Vertragseinhaltung absichern

Nicht allen Beteiligten ist immer bewusst, dass ABV lediglich unter den Vertrags­parteien und nicht im Verhältnis zur Gesellschaft selbst oder gegenüber Dritten gelten. Verkauft etwa ein Aktionär seine Aktien unter Nichtbeachtung einer ABV-Verfügungsbeschränkung, so ist dieses Geschäft gleichwohl gültig. Gleiches gilt für die Generalversammlung: Stimmt ein Aktionär ABV-widrig, so kommt ein allenfalls abweichender Beschluss gesellschaftsrechtlich dennoch gültig zustande. 
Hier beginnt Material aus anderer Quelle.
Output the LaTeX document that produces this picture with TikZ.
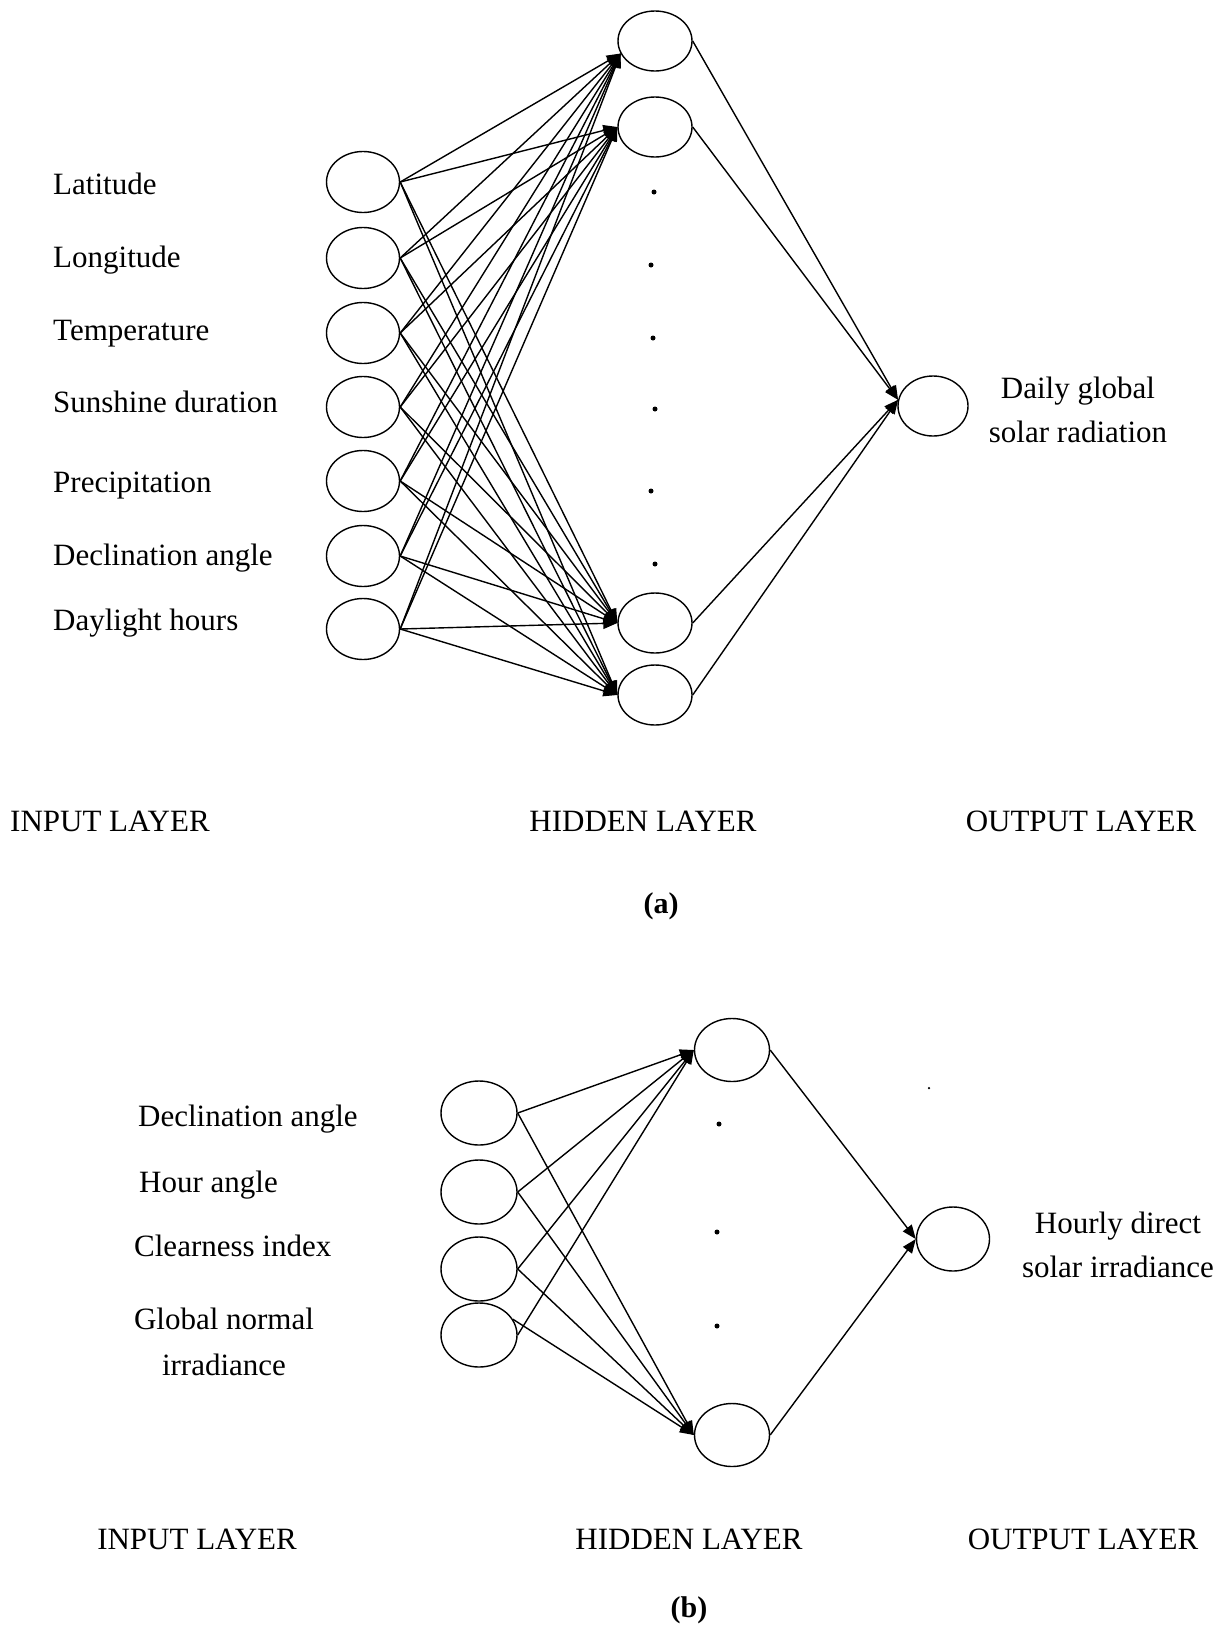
\documentclass[tikz,border=0pt]{standalone}
\usepackage{fontspec}
\setmainfont{Liberation Serif}
\usetikzlibrary{shapes.geometric,arrows.meta}
\begin{document}
\begin{tikzpicture}[x=1pt,y=-1pt,
  neuA/.style={draw,ellipse,line width=1.4pt,inner sep=0pt,minimum width=73pt,minimum height=61pt},
  neuB/.style={draw,ellipse,line width=1.4pt,inner sep=0pt,minimum width=75pt,minimum height=63pt},
  conn/.style={line width=1.4pt,-{Triangle[length=14pt,width=11pt]}},
  lbl/.style={font=\fontsize{31}{37}\selectfont,inner sep=0pt},
  capstyle/.style={font=\fontsize{30}{36}\selectfont\bfseries,inner sep=0pt},
  dotn/.style={fill,circle,inner sep=0pt,minimum size=5pt}]
\useasboundingbox (0,0) rectangle (1227,1628);

% ---------------- (a) ----------------
\foreach \n/\y in {1/182,2/258,3/333,4/407,5/481,6/556,7/629}
  \node[neuA] (ai\n) at (363,\y) {};
\foreach \n/\y in {1/41,2/127,3/623,4/695}
  \node[neuA,minimum width=74pt,minimum height=60pt] (ah\n) at (655,\y) {};
\node[neuA,minimum width=70pt,minimum height=60pt] (ao) at (933,406) {};

\foreach \n/\x/\y in {1/654/192,2/651/265,3/653/338,4/655/409,5/651/491,6/655/564}
  \node[dotn] (ad\n) at (\x,\y) {};

\foreach \i in {1,...,7}{
  \draw[conn] (ai\i.east) -- (ah1.200);
  \foreach \j in {2,3,4}
    \draw[conn] (ai\i.east) -- (ah\j.west);
}
\foreach \j in {1,...,4}
  \draw[conn] (ah\j.east) -- (ao.170);

\node[lbl,anchor=base west] (la1) at (53,194) {Latitude};
\node[lbl,anchor=base west] (la2) at (53,267) {Longitude};
\node[lbl,anchor=base west] (la3) at (53,340) {Temperature};
\node[lbl,anchor=base west] (la4) at (53,412) {Sunshine duration};
\node[lbl,anchor=base west] (la5) at (53,492) {Precipitation};
\node[lbl,anchor=base west] (la6) at (53,565) {Declination angle};
\node[lbl,anchor=base west] (la7) at (53,630) {Daylight hours};

\node[lbl,anchor=base] (oa1) at (1078,398) {Daily global};
\node[lbl,anchor=base] (oa2) at (1078,442) {solar radiation};

\node[lbl,anchor=base west] (ta1) at (10,831) {INPUT LAYER};
\node[lbl,anchor=base] (ta2) at (643,831) {HIDDEN LAYER};
\node[lbl,anchor=base] (ta3) at (1081,831) {OUTPUT LAYER};
\node[capstyle,anchor=base] (capa) at (661,913) {(a)};

% ---------------- (b) ----------------
\foreach \n/\y in {1/1113,2/1192,3/1269,4/1335}
  \node[neuB,minimum width=76pt,minimum height=64pt] (bi\n) at (479,\y) {};
\node[neuB] (bh1) at (732,1050) {};
\node[neuB] (bh2) at (732,1435) {};
\node[neuB,minimum width=73pt,minimum height=64pt] (bo) at (953,1239) {};

\foreach \n/\x/\y in {1/719/1124,2/717/1232,3/717/1326}
  \node[dotn] (bd\n) at (\x,\y) {};
\node[fill,circle,inner sep=0pt,minimum size=2.5pt] (stray) at (929,1088) {};

\foreach \i in {1,2,3}{
  \draw[conn] (bi\i.east) -- (bh1.west);
  \draw[conn] (bi\i.east) -- (bh2.west);
}
\draw[conn] (bi4.east) -- (bh1.west);
\draw[conn] (bi4.25) -- (bh2.west);
\draw[conn] (bh1.east) -- (bo.west);
\draw[conn] (bh2.east) -- (bo.west);

\node[lbl,anchor=base west] (lb1) at (138,1126) {Declination angle};
\node[lbl,anchor=base west] (lb2) at (139,1192) {Hour angle};
\node[lbl,anchor=base west] (lb3) at (134,1256) {Clearness index};
\node[lbl,anchor=base] (lb4) at (224,1329) {Global normal};
\node[lbl,anchor=base] (lb5) at (224,1375) {irradiance};

\node[lbl,anchor=base] (ob1) at (1118,1233) {Hourly direct};
\node[lbl,anchor=base] (ob2) at (1118,1277) {solar irradiance};

\node[lbl,anchor=base] (tb1) at (197,1549) {INPUT LAYER};
\node[lbl,anchor=base] (tb2) at (689,1549) {HIDDEN LAYER};
\node[lbl,anchor=base] (tb3) at (1083,1549) {OUTPUT LAYER};
\node[capstyle,anchor=base] (capb) at (689,1617) {(b)};
\end{tikzpicture}
\end{document}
Zur Sicherung ihrer Ansprüche aus ABV sehen die Parteien deshalb regelmässig Konventionalstrafen vor (Artikel 160–163 OR). Konventionalstrafen haben den Vorteil, dass der Geschädigte den aufgrund einer Vertragsverletzung entstandenen Schaden (zum Beispiel bei Missachtung einer Stimmbindungsklausel oder eines Konkurrenzverbots) weder beziffern noch beweisen muss. Einschränkend zu erwähnen ist, dass die Gerichte übermässig hohe Konventionalstrafen auf ein zulässiges Mass herabsetzen können. Ein zusätzlicher Schutz bietet sodann die Hinterlegung der Aktien bei einem unabhängigen Dritten (Escrow).

Vertragsdauer

Oft besteht das Bedürfnis, einen ABV über einen sehr langen Zeitraum abzuschlies­sen oder an die Aktionärseigenschaft zu knüpfen. Dies ist grundsätzlich möglich, auch wenn das Verbot der übermässigen Selbstbindung gemäss Art. 27 ZGB zu beachten ist. Die Gerichte nehmen jeweils eine Einzelfallprüfung anhand der sich aus dem ABV ergebenden wirtschaftlichen und persönlichen Einschränkung vor, was eine gewisse Rechtsunsicherheit mit sich bringt. Man kann aber davon ausgehen, dass ein Aktionärsbindungsvertrag mit einer festen und unkündbaren Dauer von höchstens 20 Jahren in den meisten Fällen unproblematisch ist.

Fazit

Sind bei einer Aktiengesellschaft die persönlichen Eigenschaften der Aktionäre entscheidend, sollte der Abschluss eines Aktionärsbindungsvertrages geprüft werden. Die Erfahrung zeigt, dass sich eine individualisierte rechtliche Regelung in vielen Fällen lohnt, um späteren Diskussionen vorzubeugen.